# Mercury V Comets: Triple OT



## naibsel (Dec 21, 2005)

i cant watch it but im just looking at the live HTML box score

diana taurasi 47pts (new wnba record i believe) 6rebs 9 assists, 8-16 from 3. has fouled out

tina thompson 35-16-8
sheryl swoopes 30-8-5

i dont know if this game is broadcast in the US, is anyone watching?


----------



## OneBadLT123 (Oct 4, 2005)

yeah i was listening to it, crazy game!


----------



## theflyballa (Aug 8, 2006)

Wow, people actually watch WNBA.


----------



## OneBadLT123 (Oct 4, 2005)

theflyballa said:


> Wow, people actually watch WNBA.


sure beats the crappy part of the offseason and watching team USA kill every team by like 40pts...


----------



## clips_r_teh_wieners (Nov 4, 2005)

sorry i just cant share the excitement of any wnba game, no matter how many OTs it went to


----------



## OneBadLT123 (Oct 4, 2005)

i guess its kinda cool if youre only from Houston, or LA


----------



## clips_r_teh_wieners (Nov 4, 2005)

OneBadLT123 said:


> i guess its kinda cool if youre only from Houston, or LA


why is that? are those teams in or near my hometown? i thought we had sparks or something


----------



## CbobbyB (Feb 16, 2006)

damn, im mad i didnt see this one..:curse:


----------



## blh5387 (Apr 6, 2006)

I am not at all a fan or a viewer of WNBA basketball. However, this goes without saying, Diana Taurasi's performance tonight was probably the greatest performance ever in the history of the WNBA. 47/6/9, a block, and a steal? Holy s***, she is the female equivalent of Dwyane Wade! I believe she is the greatest female basketball player ever. Better than Lisa Leslie.


----------



## Yao Mania (Aug 4, 2003)

blh5387 said:


> I am not at all a fan or a viewer of WNBA basketball. However, this goes without saying, Diana Taurasi's performance tonight was probably the greatest performance ever in the history of the WNBA. 47/6/9, a block, and a steal? Holy s***, she is the female equivalent of Dwyane Wade! I believe she is the greatest female basketball player ever. Better than Lisa Leslie.


You're calling her the greatest, and at the same time calling her the female equivalent of Dwayne Wade??


----------



## 4ever_bball_fan (Aug 5, 2004)

The game was not televised, so that was a shame.

If you don't like women's basketball, just pass on posts about it. The sport can be very entertaining, depending upon the match ups.

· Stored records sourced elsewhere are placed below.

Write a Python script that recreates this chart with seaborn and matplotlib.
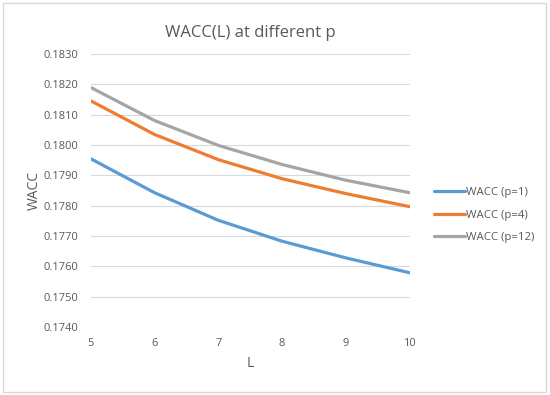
import pandas as pd
import matplotlib.pyplot as plt
import seaborn as sns
from matplotlib.patches import Rectangle

# Datos
L = [5, 6, 7, 8, 9, 10]
wacc_p1 = [0.17955, 0.17843, 0.17752, 0.17683, 0.17628, 0.17579]
wacc_p4 = [0.18146, 0.18035, 0.17952, 0.17889, 0.17840, 0.17797]
wacc_p12 = [0.18190, 0.18081, 0.17999, 0.17936, 0.17884, 0.17843]
series_names = ['WACC (p=1)', 'WACC (p=4)', 'WACC (p=12)']
colors = ['#5B9BD5', '#ED7D31', '#A5A5A5']

df = pd.DataFrame({
    'L': L * 3,
    'WACC': wacc_p1 + wacc_p4 + wacc_p12,
    'serie': [series_names[0]] * 6 + [series_names[1]] * 6 + [series_names[2]] * 6,
})

sns.set_style('white')
plt.rcParams['font.family'] = ['Open Sans', 'DejaVu Sans']

fig = plt.figure(figsize=(5.5, 3.95), dpi=100)
ax = fig.add_axes([0.165, 0.172, 0.58, 0.691])

sns.lineplot(data=df, x='L', y='WACC', hue='serie', palette=colors,
             linewidth=2.3, ax=ax)

ax.set_xlim(5, 10)
ax.set_ylim(0.1740, 0.1830)
ax.set_yticks([0.1740 + 0.001 * i for i in range(10)])
ax.set_yticklabels([f'{0.1740 + 0.001 * i:.4f}' for i in range(10)])
ax.set_xticks(L)
ax.grid(axis='y', color='#D9D9D9', linewidth=0.8)
ax.set_axisbelow(True)
for s in ax.spines.values():
    s.set_visible(False)
ax.tick_params(axis='both', length=0, labelsize=8, labelcolor='#595959')
ax.tick_params(axis='y', pad=9)
ax.tick_params(axis='x', pad=8)

ax.set_xlabel('L', fontsize=10, color='#595959', labelpad=5)
ax.set_ylabel('WACC', fontsize=10, color='#595959', labelpad=1)
ax.set_title('WACC(L) at different p', fontsize=12, color='#595959', pad=12)

leg = ax.legend(loc='center left', bbox_to_anchor=(1.045, 0.41), frameon=False,
                fontsize=8.2, handlelength=2.7, handletextpad=0.05, labelspacing=1.0)
for t in leg.get_texts():
    t.set_color('#595959')

fig.patches.append(Rectangle((0.006, 0.008), 0.987, 0.985, transform=fig.transFigure,
                             fill=False, edgecolor='#D9D9D9', linewidth=1))

fig.savefig('out.png', dpi=100)
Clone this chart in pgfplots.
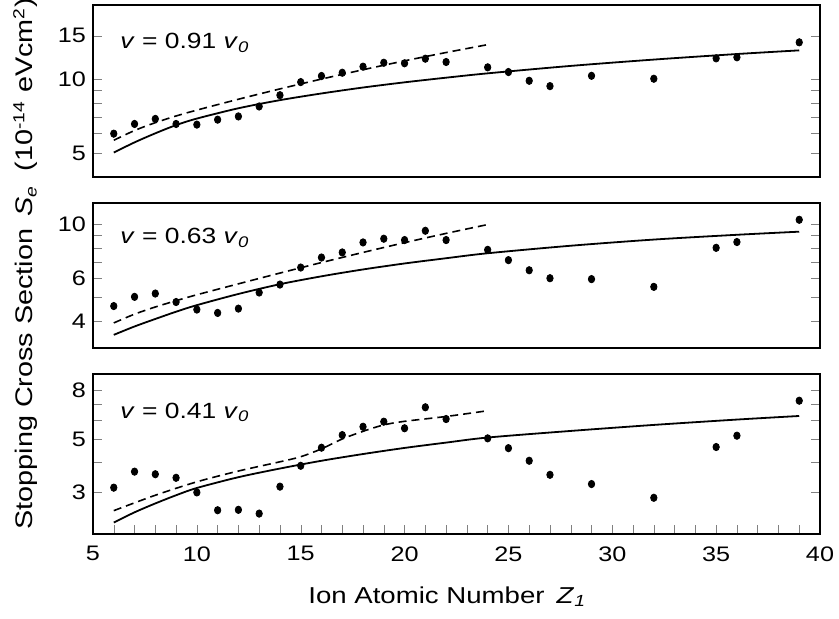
\documentclass[border=0pt]{standalone}
\usepackage{fontspec}
\setmainfont{Liberation Sans}[FakeStretch=1.2]
\usepackage{pgfplots}
\pgfplotsset{compat=1.18}

\pgfplotsset{
  mypanel/.style={
    scale only axis, width=363.5pt, xmin=5, xmax=40,
    axis line style={line width=1pt},
    major tick length=4.5pt, minor tick length=4.5pt,
    tick align=inside,
    ytick pos=both, yticklabel pos=left,
    yticklabel style={font=\fontsize{10.5}{12}\selectfont},
    xticklabel style={font=\fontsize{10.5}{12}\selectfont, yshift=-2.5pt},
    clip=false,
  },
  pts/.style={only marks, mark=*, mark size=1.6pt, mark options={yscale=1.15, fill=black, draw=black}},
  theo/.style={black, line width=0.9pt, smooth, no marks},
  theod/.style={black, line width=0.8pt, smooth, no marks, dash pattern=on 4pt off 2.5pt},
}
\newcommand{\vlab}[1]{\textit{v} = #1 \textit{v}\textsubscript{\textit{0}}}

\begin{document}
\begin{tikzpicture}
\path[use as bounding box] (-46.5pt,2.5pt) rectangle (373pt,-307pt);

% ---------------- top panel ----------------
\begin{axis}[ymode=log, mypanel, at={(0pt,0pt)}, anchor=north west, height=86pt,
  ymin=4, ymax=20, xtick=\empty,
  ytick={5,6,7,8,9,10,15}, yticklabels={5,{},{},{},{},10,15}]
\addplot[pts] coordinates {
(6,6.0) (7,6.57) (8,6.89) (9,6.57) (10,6.53) (11,6.84) (12,7.05) (13,7.74)
(14,8.60) (15,9.72) (16,10.29) (17,10.61) (18,11.23) (19,11.65) (20,11.59)
(21,12.1) (22,11.73) (24,11.16) (25,10.68) (26,9.84) (27,9.36) (29,10.31)
(32,10.03) (35,12.14) (36,12.26) (39,14.1)};
\addplot[theo] coordinates {
(6,5.03) (7,5.53) (8,6.02) (9,6.50) (10,6.91) (12,7.61) (14,8.21) (16,8.74)
(18,9.24) (20,9.70) (22,10.13) (24,10.55) (28,11.31) (32,12.0) (36,12.64) (39,13.08)};
\addplot[theod] coordinates {
(6,5.64) (7,6.18) (8,6.65) (9,7.08) (10,7.48) (12,8.28) (14,9.12) (16,10.0)
(18,10.91) (20,11.86) (22,12.82) (24,13.80)};
\node[anchor=west, inner sep=0pt, font=\fontsize{11}{12}\selectfont] at (rel axis cs:0.037,0.779) {\vlab{0.91}};
\end{axis}

% ---------------- middle panel ----------------
\begin{axis}[ymode=log, mypanel, at={(0pt,-99.15pt)}, anchor=north west, height=72.5pt,
  ymin=3.1, ymax=12.2, xtick=\empty,
  ytick={4,5,6,7,8,9,10}, yticklabels={4,{},6,{},{},{},10}]
\addplot[pts] coordinates {
(6,4.62) (7,5.04) (8,5.2) (9,4.80) (10,4.47) (11,4.33) (12,4.51) (13,5.25)
(14,5.66) (15,6.65) (16,7.31) (17,7.67) (18,8.43) (19,8.73) (20,8.62)
(21,9.41) (22,8.62) (24,7.86) (25,7.13) (26,6.48) (27,6.01) (29,5.96)
(32,5.54) (35,8.01) (36,8.46) (39,10.44)};
\addplot[theo] coordinates {
(6,3.52) (7,3.81) (8,4.09) (9,4.38) (10,4.66) (12,5.18) (14,5.68) (16,6.12)
(18,6.53) (20,6.91) (22,7.26) (24,7.61) (28,8.17) (32,8.66) (36,9.06) (39,9.33)};
\addplot[theod] coordinates {
(6,3.94) (7,4.28) (8,4.58) (9,4.86) (10,5.14) (12,5.70) (14,6.31) (16,6.97)
(18,7.67) (20,8.41) (22,9.18) (24,9.98)};
\node[anchor=west, inner sep=0pt, font=\fontsize{11}{12}\selectfont] at (rel axis cs:0.037,0.761) {\vlab{0.63}};
\end{axis}

% ---------------- bottom panel ----------------
\begin{axis}[ymode=log, mypanel, at={(0pt,-184.65pt)}, anchor=north west, height=80pt,
  ymin=2.01, ymax=9.28,
  xtick={5,10,...,40}, xticklabels={5,10,15,20,25,30,35,40},
  minor x tick num=4, xtick pos=lower,
  ytick={3,4,5,6,7,8}, yticklabels={3,{},5,{},{},8}]
\addplot[pts] coordinates {
(6,3.14) (7,3.66) (8,3.57) (9,3.45) (10,3.0) (11,2.53) (12,2.54) (13,2.45)
(14,3.17) (15,3.87) (16,4.6) (17,5.19) (18,5.62) (19,5.9) (20,5.54)
(21,6.77) (22,6.05) (24,5.03) (25,4.58) (26,4.06) (27,3.55) (29,3.25)
(32,2.85) (35,4.63) (36,5.16) (39,7.21)};
\addplot[theo] coordinates {
(6,2.25) (7,2.48) (8,2.70) (9,2.92) (10,3.13) (12,3.47) (14,3.77) (16,4.06)
(18,4.33) (20,4.59) (22,4.83) (24,5.07) (28,5.40) (32,5.72) (36,6.02) (39,6.23)};
\addplot[theod] coordinates {
(6,2.52) (8,2.92) (10,3.32) (12,3.68) (14,4.02) (15,4.22) (16,4.55) (17,5.0)
(18,5.38) (19,5.72) (20,5.92) (22,6.2) (24,6.55)};
\node[anchor=west, inner sep=0pt, font=\fontsize{11}{12}\selectfont] at (rel axis cs:0.037,0.764) {\vlab{0.41}};
\end{axis}

% ---------------- axis titles ----------------
\node[rotate=90, anchor=base west, inner sep=0pt, font=\fontsize{12}{14}\selectfont]
  at (-30pt,-262.5pt)
  {Stopping Cross Section\hspace{0.5em}\textit{S}\textsubscript{\textit{e}}\hspace{0.6em}(10\textsuperscript{-14} eVcm\textsuperscript{2})};
\node[anchor=base west, inner sep=0pt, font=\fontsize{11.5}{13}\selectfont]
  at (107.5pt,-299pt)
  {Ion Atomic Number\hspace{6pt}\textit{Z}\textsubscript{\textit{1}}};
\end{tikzpicture}
\end{document}
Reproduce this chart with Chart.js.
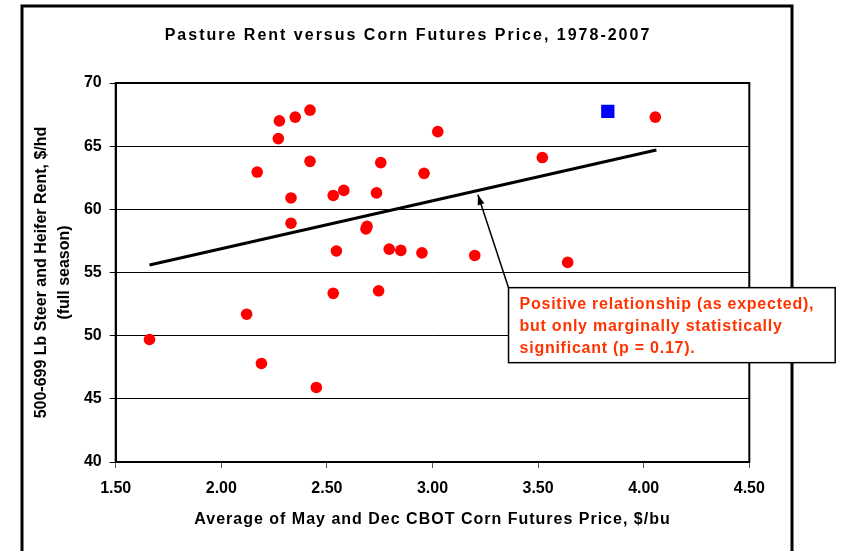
<!DOCTYPE html>
<html>
<head>
<meta charset="utf-8">
<script src="https://cdn.jsdelivr.net/npm/chart.js@4.4.1/dist/chart.umd.min.js"></script>
<style>
  html, body { margin: 0; padding: 0; background: #fff; }
</style>
</head>
<body>
<canvas id="myChart" width="842" height="551"></canvas>
<script>
// corn futures price ($/bu) and pasture rent ($/hd), 1978-2007
let priceX = [1.66, 2.12, 2.17, 2.19, 2.27, 2.275, 2.33, 2.33, 2.35, 2.42,
  2.42, 2.45, 2.53, 2.53, 2.545, 2.58, 2.685, 2.69, 2.735, 2.745,
  2.755, 2.795, 2.85, 2.95, 2.96, 3.025, 3.20, 3.52, 3.64, 4.055];
let rentY = [49.7, 51.7, 62.95, 47.8, 65.6, 67.0, 60.9, 58.9, 67.3, 67.85,
  63.8, 45.9, 61.1, 53.35, 56.7, 61.5, 58.45, 58.65, 61.3, 53.55,
  63.7, 56.85, 56.75, 56.55, 62.85, 66.15, 56.35, 64.1, 55.8, 67.3];

// the highlighted (blue square) observation
let highX = [3.83];
let highY = [67.75];

// fitted trend line end points
let trendX = [1.66, 4.06];
let trendY = [55.6, 64.7];

let xTicks = [1.5, 2.0, 2.5, 3.0, 3.5, 4.0, 4.5];
let yTicks = [40, 45, 50, 55, 60, 65, 70];

let titleText = 'Pasture Rent versus Corn Futures Price, 1978-2007';
let xTitle = 'Average of May and Dec CBOT Corn Futures Price, $/bu';
let yTitle = ['500-699 Lb Steer and Heifer Rent, $/hd', '(full season)'];
let noteLines = ['Positive relationship (as expected),', 'but only marginally statistically', 'significant (p = 0.17).'];
let noteAt = [3.36, 53.8];     // top-left corner of the note, in data units
let arrowTip = [3.215, 61.15]; // where the arrow points on the trend line

const FONT = '"Liberation Sans", Arial, sans-serif';

function pairs(xs, ys) {
  let out = [];
  for (let i = 0; i < xs.length; i++) {
    out.push({ x: xs[i], y: ys[i] });
  }
  return out;
}

const framePlugin = {
  id: 'frame',
  afterDraw(chart) {
    const c = chart.ctx;
    const a = chart.chartArea;
    const xs = chart.scales.x;
    const ys = chart.scales.y;
    c.save();

    // outer frame of the slide
    c.strokeStyle = '#000';
    c.lineWidth = 3;
    c.beginPath();
    c.moveTo(22, 560);
    c.lineTo(22, 6);
    c.lineTo(792, 6);
    c.lineTo(792, 560);
    c.stroke();

    // title
    c.fillStyle = '#000';
    c.font = 'bold 16px ' + FONT;
    c.textAlign = 'center';
    c.textBaseline = 'middle';
    c.letterSpacing = '2px';
    c.fillText(titleText, 408, 36);

    // x axis title
    c.letterSpacing = '1px';
    c.fillText(xTitle, (a.left + a.right) / 2, 520);

    // plot area border
    c.lineWidth = 2;
    c.strokeRect(a.left, a.top, a.right - a.left, a.bottom - a.top);

    // arrow from the note to the trend line
    let x0 = xs.getPixelForValue(noteAt[0]);
    let y0 = ys.getPixelForValue(noteAt[1]);
    let x1 = xs.getPixelForValue(arrowTip[0]);
    let y1 = ys.getPixelForValue(arrowTip[1]);
    c.lineWidth = 1.5;
    c.beginPath();
    c.moveTo(x0, y0);
    c.lineTo(x1, y1);
    c.stroke();
    let ang = Math.atan2(y1 - y0, x1 - x0);
    c.beginPath();
    c.moveTo(x1, y1);
    c.lineTo(x1 - 10 * Math.cos(ang) + 3.5 * Math.sin(ang), y1 - 10 * Math.sin(ang) - 3.5 * Math.cos(ang));
    c.lineTo(x1 - 10 * Math.cos(ang) - 3.5 * Math.sin(ang), y1 - 10 * Math.sin(ang) + 3.5 * Math.cos(ang));
    c.closePath();
    c.fill();

    // note box
    c.letterSpacing = '0.75px';
    let w = 0;
    for (let i = 0; i < noteLines.length; i++) {
      w = Math.max(w, c.measureText(noteLines[i]).width);
    }
    let boxW = w + 32;
    let boxH = 75;
    c.fillStyle = '#fff';
    c.fillRect(x0, y0, boxW, boxH);
    c.lineWidth = 1.5;
    c.strokeRect(x0, y0, boxW, boxH);
    c.fillStyle = '#ff3300';
    c.textAlign = 'left';
    for (let i = 0; i < noteLines.length; i++) {
      c.fillText(noteLines[i], x0 + 11, y0 + 17 + i * 22);
    }
    c.restore();
  }
};

const ctx = document.getElementById('myChart').getContext('2d');

const myChart = new Chart(ctx, {
  type: 'scatter',
  data: {
    datasets: [
      {
        label: 'Rent',
        data: pairs(priceX, rentY),
        backgroundColor: '#ff0000',
        borderColor: '#ff0000',
        borderWidth: 0,
        pointRadius: 5.8,
        pointHoverRadius: 5.8,
        order: 0
      },
      {
        label: '2008',
        data: pairs(highX, highY),
        pointStyle: 'rect',
        backgroundColor: '#0000ff',
        borderColor: '#0000ff',
        borderWidth: 0,
        pointRadius: 9.4,
        pointHoverRadius: 9.4,
        order: 0
      },
      {
        label: 'Trend',
        type: 'line',
        data: pairs(trendX, trendY),
        borderColor: '#000',
        borderWidth: 3,
        pointRadius: 0,
        fill: false,
        order: 1
      }
    ]
  },
  options: {
    responsive: false,
    animation: false,
    events: [],
    layout: {
      padding: { left: 22, right: 92.7, top: 83, bottom: 0 }
    },
    plugins: {
      legend: { display: false },
      tooltip: { enabled: false },
      title: { display: false }
    },
    scales: {
      x: {
        type: 'linear',
        min: 1.5,
        max: 4.5,
        afterBuildTicks: (scale) => {
          scale.ticks = xTicks.map(v => ({ value: v }));
        },
        afterFit: (scale) => { scale.height = 89; },
        ticks: {
          color: '#000',
          padding: 11,
          maxRotation: 0,
          font: { family: FONT, size: 16, weight: 'bold' },
          callback: (v) => Number(v).toFixed(2)
        },
        grid: {
          drawOnChartArea: false,
          color: '#555',
          tickLength: 6
        },
        border: { color: '#000', width: 2 },
        title: { display: false }
      },
      y: {
        min: 40,
        max: 70,
        afterBuildTicks: (scale) => {
          scale.ticks = yTicks.map(v => ({ value: v }));
        },
        afterFit: (scale) => { scale.width = 93.7; },
        ticks: {
          color: '#000',
          padding: 8,
          font: { family: FONT, size: 16, weight: 'bold' }
        },
        grid: {
          color: '#000',
          lineWidth: 1,
          tickLength: 6
        },
        border: { color: '#000', width: 2 },
        title: {
          display: true,
          text: yTitle,
          color: '#000',
          padding: { top: 8, bottom: 0 },
          font: { family: FONT, size: 16, weight: 'bold', lineHeight: 1.45 }
        }
      }
    }
  },
  plugins: [framePlugin]
});
</script>
</body>
</html>
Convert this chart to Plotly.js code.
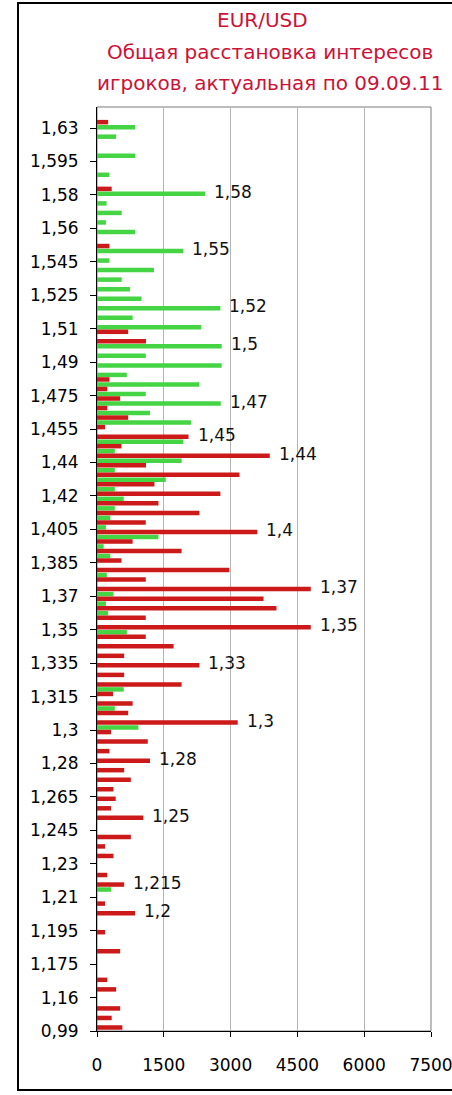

But, if you have not seen Taurasi, you have not seen the best the sport has to offer. She has had an incredible year shooting the ball. Inside moves, posting up, and rainbow threes, shot off balance...drama and beauty at the same time.

Give yourself a break and give a watch next season.

You know you couldn't take her on the bounce, or stop her on the drive if you wanted to...so quit hatin'!!! Start apreciatin'!!!


----------



## CbobbyB (Feb 16, 2006)

4ever_bball_fan said:


> The game was not televised, so that was a shame.
> 
> If you don't like women's basketball, just pass on posts about it. The sport can be very entertaining, depending upon the match ups.
> 
> ...


Hell Yeah!...Couldn't have said it better myself. :cheers:


----------



## blh5387 (Apr 6, 2006)

Yao Mania said:


> You're calling her the greatest, and at the same time calling her the female equivalent of Dwayne Wade??


What's your point? I see nothing wrong with what I said...


----------



## reno2000 (Aug 23, 2005)

She has only been in the league 3yrs or so now, but would it be fair to say that Diana Taurasi is the best natural scorer in the WNBA ever. I mean as a point guard in her first 2 yrs she was near the top of the scoring charts, and now as a SG she is blitzing every team. Without having to worry about creating all the time, she can concentrate on scoring and she is phenomenal at it. As blh5387 said, she is the Dwayne Wade of the league. I think that is the best comparison with a NBA player.


----------



## CbobbyB (Feb 16, 2006)

blh5387 said:


> I am not at all a fan or a viewer of WNBA basketball. However, this goes without saying, Diana Taurasi's performance tonight was probably the greatest performance ever in the history of the WNBA. 47/6/9, a block, and a steal? Holy s***, she is the female equivalent of Dwyane Wade! I believe she is the greatest female basketball player ever. Better than Lisa Leslie.


I would have to agree on the assesment of DT being compared to D. Wade. However, I dont think that she's the greatest female basketball player ever..lol. There have been many great basketball players before her; Molly Bolin Kazmer("Machine Gun Molly" ), Pearl Moore, Cheryl Miller, Patricia Hoskins...the list goes on. 

but theres no doubt that she is a one woman scoring machine. You can always count on her getting the job done...


----------